5. If using uncooked eggplant, add to garlic, increase heat some and sauté, stirring, until tender and golden, about 15 minutes. Add capers and remaining ingredients and heat through. There mixture will be loose, but the liquid will be absorbed by the pasta. Remove from heat and add cooked pasta  or pour over a bowl of cooked pasta. Top with nuts and cheese, if using.

Pasta with Coconut Curry Sauce and Fresh Herb(s)
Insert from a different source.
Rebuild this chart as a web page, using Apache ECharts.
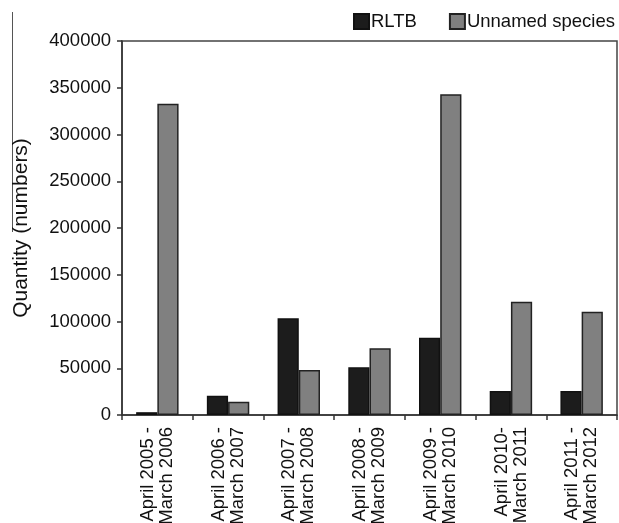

This isn’t your regular pasta with sauce, rather pasta in a coconut-curry broth. You can add some protein to this (the original recipe used cubed tofu), preferable already cooked, or quick-cooking like shrimp or scallops. It’s rather good with canned salmon and tuna. if going for fish, you might consider fish stock, or bottled clam juice mixed with water. Or leave the protein out all together. If you have more than one herb on hand, combine them. The flavor will be that much more complex. You can use any thin pasta here, rice noodles being the most authentic; spaghettini and spaghetti work well here. Curry or chile paste is a must here. They can be bought in most markets now.

6 oz or so dried pasta (guestimate if you don’t have a scale)
1 1/2 c coconut milk
1 1/2 T curry or chile paste
1 1/2 c broth or stock
salt, to taste
6 oz or so cooked or quickly cooked protein
2/3 – 3/4 c chopped or minced fresh herb(s), divided
crushed red pepper or cayenne powder, to taste (omit if using chile paste)

1. Bring salted water to the boil for the pasta.

2. In another pot or skillet, bring 1/2 c of the coconut milk to a simmer. Add the curry or chile paste and mash and whisk until combined and smooth. Add the remaining coconut milk, broth or stock, and salt to taste and bring to a gentle boil. Reduce heat to a simmer and add protein.

3. Meanwhile, cook pasta according to package instructions and/or your personal preference. Drain.

4. Just before serving stir most of the chopped herbs into the broth. Put a serving of pasta pasta bowls or other bowls. Ladle some of the broth over the noodles, making sure to distribute the protein evenly. Sprinkle with some of the reserved herb(s) and some crushed red pepper flakes, if using.